--- start of DATA SHOWN ---

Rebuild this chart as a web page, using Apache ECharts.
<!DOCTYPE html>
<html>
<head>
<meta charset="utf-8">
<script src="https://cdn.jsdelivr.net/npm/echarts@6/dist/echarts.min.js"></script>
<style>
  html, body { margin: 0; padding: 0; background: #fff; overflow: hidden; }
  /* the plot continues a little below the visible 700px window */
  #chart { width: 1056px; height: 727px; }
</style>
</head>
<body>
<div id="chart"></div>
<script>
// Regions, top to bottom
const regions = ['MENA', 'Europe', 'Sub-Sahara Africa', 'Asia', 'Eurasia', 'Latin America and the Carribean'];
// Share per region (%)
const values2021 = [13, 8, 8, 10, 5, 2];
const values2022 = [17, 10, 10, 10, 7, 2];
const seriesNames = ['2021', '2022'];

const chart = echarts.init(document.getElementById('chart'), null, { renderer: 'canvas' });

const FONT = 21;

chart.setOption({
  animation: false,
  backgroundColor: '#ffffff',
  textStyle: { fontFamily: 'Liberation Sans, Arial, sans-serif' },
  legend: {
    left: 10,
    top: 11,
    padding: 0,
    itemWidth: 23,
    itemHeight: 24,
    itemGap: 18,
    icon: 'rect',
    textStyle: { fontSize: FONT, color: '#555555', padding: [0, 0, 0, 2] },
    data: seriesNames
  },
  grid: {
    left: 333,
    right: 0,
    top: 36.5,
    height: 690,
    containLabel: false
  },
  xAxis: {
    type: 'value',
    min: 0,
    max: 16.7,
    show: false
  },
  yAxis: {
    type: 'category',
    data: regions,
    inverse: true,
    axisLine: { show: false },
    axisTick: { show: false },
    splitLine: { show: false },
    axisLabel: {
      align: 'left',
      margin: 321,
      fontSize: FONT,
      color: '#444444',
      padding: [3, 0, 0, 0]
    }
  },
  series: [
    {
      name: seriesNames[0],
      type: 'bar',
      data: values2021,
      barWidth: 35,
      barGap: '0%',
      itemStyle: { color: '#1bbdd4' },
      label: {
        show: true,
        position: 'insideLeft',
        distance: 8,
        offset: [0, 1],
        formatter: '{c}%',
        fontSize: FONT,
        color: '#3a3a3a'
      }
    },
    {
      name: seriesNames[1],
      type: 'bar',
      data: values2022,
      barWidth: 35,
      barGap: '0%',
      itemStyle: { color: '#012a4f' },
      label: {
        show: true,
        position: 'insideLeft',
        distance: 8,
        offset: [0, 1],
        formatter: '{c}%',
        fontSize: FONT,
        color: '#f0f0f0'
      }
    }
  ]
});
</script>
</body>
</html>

--- end of DATA SHOWN ---

**WHAT YOU ARE ASKED TO DO:**
The lines above should be duplicated exactly.

**COMPLETE OUTPUT:**
Rebuild this chart as a web page, using Apache ECharts.
<!DOCTYPE html>
<html>
<head>
<meta charset="utf-8">
<script src="https://cdn.jsdelivr.net/npm/echarts@6/dist/echarts.min.js"></script>
<style>
  html, body { margin: 0; padding: 0; background: #fff; overflow: hidden; }
  /* the plot continues a little below the visible 700px window */
  #chart { width: 1056px; height: 727px; }
</style>
</head>
<body>
<div id="chart"></div>
<script>
// Regions, top to bottom
const regions = ['MENA', 'Europe', 'Sub-Sahara Africa', 'Asia', 'Eurasia', 'Latin America and the Carribean'];
// Share per region (%)
const values2021 = [13, 8, 8, 10, 5, 2];
const values2022 = [17, 10, 10, 10, 7, 2];
const seriesNames = ['2021', '2022'];

const chart = echarts.init(document.getElementById('chart'), null, { renderer: 'canvas' });

const FONT = 21;

chart.setOption({
  animation: false,
  backgroundColor: '#ffffff',
  textStyle: { fontFamily: 'Liberation Sans, Arial, sans-serif' },
  legend: {
    left: 10,
    top: 11,
    padding: 0,
    itemWidth: 23,
    itemHeight: 24,
    itemGap: 18,
    icon: 'rect',
    textStyle: { fontSize: FONT, color: '#555555', padding: [0, 0, 0, 2] },
    data: seriesNames
  },
  grid: {
    left: 333,
    right: 0,
    top: 36.5,
    height: 690,
    containLabel: false
  },
  xAxis: {
    type: 'value',
    min: 0,
    max: 16.7,
    show: false
  },
  yAxis: {
    type: 'category',
    data: regions,
    inverse: true,
    axisLine: { show: false },
    axisTick: { show: false },
    splitLine: { show: false },
    axisLabel: {
      align: 'left',
      margin: 321,
      fontSize: FONT,
      color: '#444444',
      padding: [3, 0, 0, 0]
    }
  },
  series: [
    {
      name: seriesNames[0],
      type: 'bar',
      data: values2021,
      barWidth: 35,
      barGap: '0%',
      itemStyle: { color: '#1bbdd4' },
      label: {
        show: true,
        position: 'insideLeft',
        distance: 8,
        offset: [0, 1],
        formatter: '{c}%',
        fontSize: FONT,
        color: '#3a3a3a'
      }
    },
    {
      name: seriesNames[1],
      type: 'bar',
      data: values2022,
      barWidth: 35,
      barGap: '0%',
      itemStyle: { color: '#012a4f' },
      label: {
        show: true,
        position: 'insideLeft',
        distance: 8,
        offset: [0, 1],
        formatter: '{c}%',
        fontSize: FONT,
        color: '#f0f0f0'
      }
    }
  ]
});
</script>
</body>
</html>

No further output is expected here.